The first paragraph severely strains the author's credibility. Apparently the author is unaware of a wealth of literature on facilitating online interaction going back 20 years. In particular, the author does not seem to be familiar with the pioneering work of Harasim, Paulsen, Hiltz and Turoff, and more recently Berge and Collins, and obviously has never been to Collins' "Moderator's Home Page" at http://www.emoderators.com/moderators.shtml. This paragraph needs a total rewrite.
A summary of current literature on facilitating online interaction -- with that context clearly stated -- would be a useful contribution to TS. From that perspective, much of the article is good. However, given the abundance of good current stuff out there in this area, I question the author's selection of publications. The Chronicle of Higher Education is a news publication, not a scholarly journal. As a result, the article comments upon the result of a news reporter's interview with a faculty member with something to say about online interactions. TS readers deserve something better. The article would be much stronger if the author reviewed reports of original research or at least original case studies on the topic; e.g., primary sources. Inclusion of the Journal of ALN report was totally appropriate, as was the Ragan study. Just ditch the Chronicle stuff and find more publications like these two.
Disagreements with the publications being reviewed should be based on the literature or other scientific evidence, not just the author's opinion. His/her assessment of the Lieberman quotes was inappropriate without a supporting citation, for example. This was one of several missed opportunities to tie the publications being reviewed to past literature on the topic.
The writing style is unprofessional in places. "Our colleagues at the Chronicle..."? "Cyber-land"?
The title is misleading. "Talking" refers to oral communications, not written. I was expecting an article about the use of conferencing tools that enable speech transmission. Also, use of "the ether" in the last paragraph was inappropriate. "The ether" relates to wireless transmissions. The term has long been used to describe radio broadcasting and in this context would be applicable only to wireless networks. Again, misuse of terms such as these strains the author's credibility.
Critic NN
Critic R
Critic II
I strongly recommend this commentary/review for publication in the Technology Source. This is a refreshingly insightful review of several recent articles published in the Chronicle and elsewhere.

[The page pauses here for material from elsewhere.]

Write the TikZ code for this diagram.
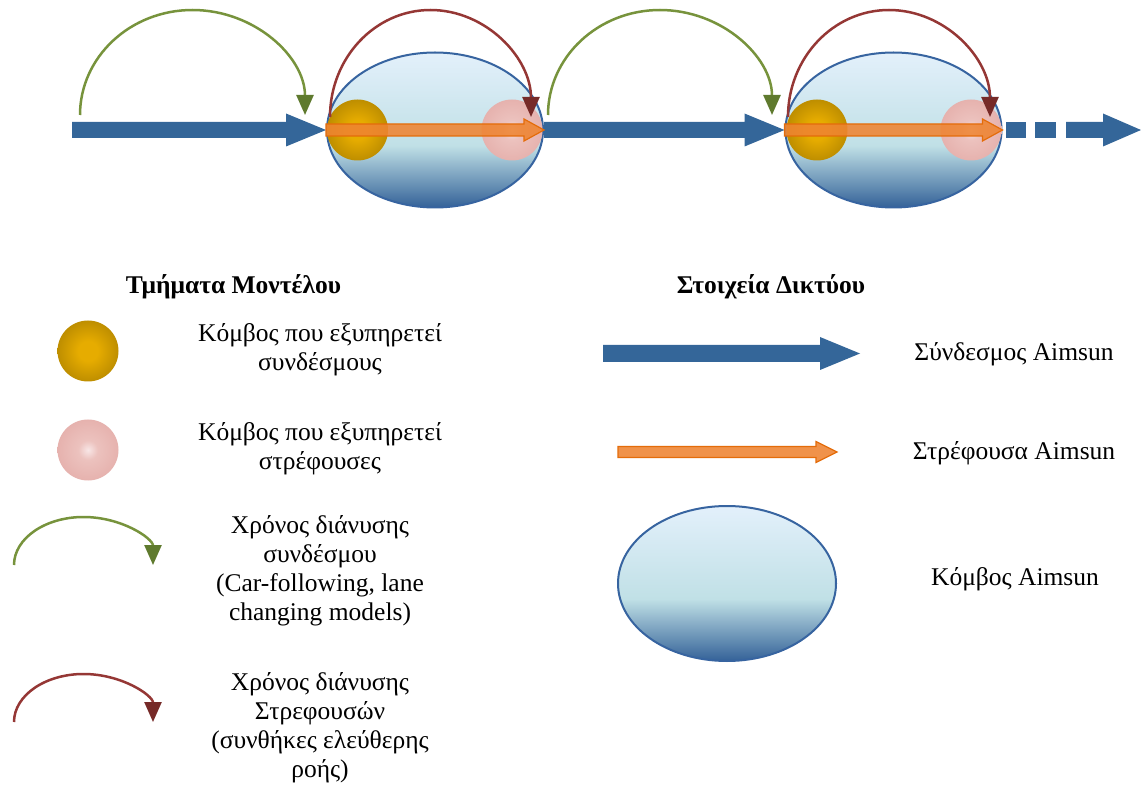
\documentclass[tikz,border=0pt]{standalone}
\usepackage{fontspec}
\setmainfont{Liberation Serif}
\usetikzlibrary{arrows.meta,shapes.geometric}

\definecolor{linkblue}{RGB}{52,102,153}
\definecolor{nodeline}{RGB}{55,100,160}
\definecolor{ndark}{RGB}{52,98,152}
\definecolor{nmid}{RGB}{192,224,230}
\definecolor{nlight}{RGB}{227,240,251}
\definecolor{linkgreen}{RGB}{119,147,60}
\definecolor{greenhead}{RGB}{95,122,46}
\definecolor{turnred}{RGB}{149,55,53}
\definecolor{redhead}{RGB}{118,42,40}
\definecolor{goldin}{RGB}{230,172,0}
\definecolor{goldout}{RGB}{190,142,0}
\definecolor{pinkin}{RGB}{248,230,230}
\definecolor{pinkmid}{RGB}{236,194,190}
\definecolor{pinkout}{RGB}{230,178,174}
\definecolor{turnfill}{RGB}{238,132,50}
\definecolor{turnline}{RGB}{228,108,10}

\pgfdeclareverticalshading{aimsunshade}{100bp}{color(0bp)=(ndark); color(25bp)=(ndark); color(45bp)=(nmid); color(75bp)=(nlight); color(100bp)=(nlight)}
\pgfdeclareradialshading{goldshade}{\pgfpoint{0bp}{0bp}}{color(0bp)=(goldin); color(8bp)=(goldin); color(25bp)=(goldout); color(50bp)=(goldout)}
\pgfdeclareradialshading{pinkshade}{\pgfpoint{0bp}{0bp}}{color(0bp)=(pinkin); color(8bp)=(pinkmid); color(25bp)=(pinkout); color(50bp)=(pinkout)}

% horizontal block arrow: style, tail, tip, half shaft, head length, half head
\newcommand\blockarrow[6]{%
  \path[#1] ([yshift=-#4pt]#2) -- ([shift={(-#5pt,-#4pt)}]#3) -- ([shift={(-#5pt,-#6pt)}]#3)
    -- (#3) -- ([shift={(-#5pt,#6pt)}]#3) -- ([shift={(-#5pt,#4pt)}]#3) -- ([yshift=#4pt]#2) -- cycle;}

\tikzset{
  aimsun/.style={ellipse, draw=nodeline, line width=2pt, shade, shading=aimsunshade,
    minimum width=216pt, minimum height=155pt, inner sep=0pt},
  linknode/.style={circle, shade, shading=goldshade, minimum size=61pt, inner sep=0pt},
  turnnode/.style={circle, shade, shading=pinkshade, minimum size=61pt, inner sep=0pt},
  linkarrow/.style={fill=linkblue},
  turnarrow/.style={fill=turnfill, draw=turnline, line width=1.2pt, fill opacity=.88},
  linktime/.style={draw=linkgreen, line width=2.5pt, -{Triangle[length=20pt,width=17pt,color=greenhead]}},
  turntime/.style={draw=turnred, line width=2.5pt, -{Triangle[length=20pt,width=17pt,color=redhead]}},
  % the node is placed at the baseline of its first line
  legendtext/.style={font=\fontsize{25.5}{29}\selectfont, align=center, anchor=north,
    yshift=20.3pt, inner sep=0pt, execute at begin node=\strut},
  heading/.style={font=\fontsize{25.5}{29}\selectfont\bfseries, anchor=base, inner sep=0pt}
}

\begin{document}
\begin{tikzpicture}[x=1pt, y=-1pt]
\useasboundingbox[fill=white] (0,0) rectangle (1141,791);

% ---- network strip ----
\node[aimsun] (e1) at (435,130) {};
\node[aimsun] (e2) at (893.5,130) {};
\node[linknode] (g1) at (357.5,130) {};
\node[turnnode] (p1) at (512,130) {};
\node[linknode] (g2) at (817,130) {};
\node[turnnode] (p2) at (971,130) {};

\coordinate (src) at (72,130);
\coordinate (tail3) at (1066,130);
\coordinate (sink) at (1141,130);
\blockarrow{linkarrow}{src}{e1.west}{8}{40}{16.5}
\blockarrow{linkarrow}{e1.east}{e2.west}{8}{40}{16.5}
\fill[linkarrow] (1006,122) rectangle (1026,138);
\fill[linkarrow] (1035,122) rectangle (1056,138);
\blockarrow{linkarrow}{tail3}{sink}{8}{38}{16.5}

\blockarrow{turnarrow}{e1.west}{e1.east}{6}{20}{11}
\blockarrow{turnarrow}{e2.west}{e2.east}{6}{20}{11}

\coordinate (ga1) at (80,115);
\coordinate (ra1) at (330,117);
\coordinate (ga2) at (548,115);
\coordinate (ra2) at (788,117);
\draw[linktime] (ga1) arc[start angle=180, end angle=0, x radius=112.5pt, y radius=105pt];
\draw[turntime] (ra1) arc[start angle=180, end angle=0, x radius=100.5pt, y radius=107pt];
\draw[linktime] (ga2) arc[start angle=180, end angle=0, x radius=112pt, y radius=105pt];
\draw[turntime] (ra2) arc[start angle=180, end angle=0, x radius=101pt, y radius=107pt];

% ---- legend: model parts ----
\node[heading] (hmodel) at (233.5,294) {Τμήματα Μοντέλου};
\node[linknode] (lgold) at (88,351) {};
\node[legendtext] (tgold) at (320,344) {Κόμβος που εξυπηρετεί\\συνδέσμους};
\node[turnnode] (lpink) at (88,450) {};
\node[legendtext] (tpink) at (320,443) {Κόμβος που εξυπηρετεί\\στρέφουσες};
\coordinate (lga) at (14,565);
\draw[linktime] (lga) arc[start angle=180, end angle=0, x radius=69.5pt, y radius=48pt];
\node[legendtext] (tgreen) at (320,536) {Χρόνος διάνυσης\\συνδέσμου\\(Car-following, lane\\changing models)};
\coordinate (lra) at (14,722);
\draw[turntime] (lra) arc[start angle=180, end angle=0, x radius=69.5pt, y radius=48pt];
\node[legendtext] (tred) at (320,693) {Χρόνος διάνυσης\\Στρεφουσών\\(συνθήκες ελεύθερης\\ροής)};

% ---- legend: network elements ----
\node[heading] (hnet) at (771,294) {Στοιχεία Δικτύου};
\coordinate (lb1) at (603,353.5);
\coordinate (lb2) at (860,353.5);
\blockarrow{linkarrow}{lb1}{lb2}{8.5}{40}{16.5}
\node[legendtext] (tlink) at (1014,360) {Σύνδεσμος Aimsun};
\coordinate (lo1) at (618,452);
\coordinate (lo2) at (837,452);
\blockarrow{turnarrow}{lo1}{lo2}{5.5}{21}{10.5}
\node[legendtext] (tturn) at (1014,459) {Στρέφουσα Aimsun};
\node[aimsun, minimum width=218pt] (lnode) at (727,583.5) {};
\node[legendtext] (tnode) at (1015,585) {Κόμβος Aimsun};
\end{tikzpicture}
\end{document}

In particular, I appreciated the authors' refusal to reduce the complex notion of interactivity into the typical mantra of "it's good and desirable." I enjoyed that their response to Lieberman's strategies for corralling students highlights the problematic nature of instructor authority and double-edged nature of democracy in the classroom; and I enjoyed the way they blurred the boundaries between course content, student-student interaction, and technology mastery. I've had similar arguments about how *fun* learning some content can be when it is also intrinsically hard to master! Finally, I welcomed the authors' identification of the reality of hard work that is involved when instructors attempt to actually make online environments "highly interactive" (and that they admit this without dismissing the entire enterprise is also appreciated). A thought-provoking manuscript for publication to be sure! Let's definitely keep talking.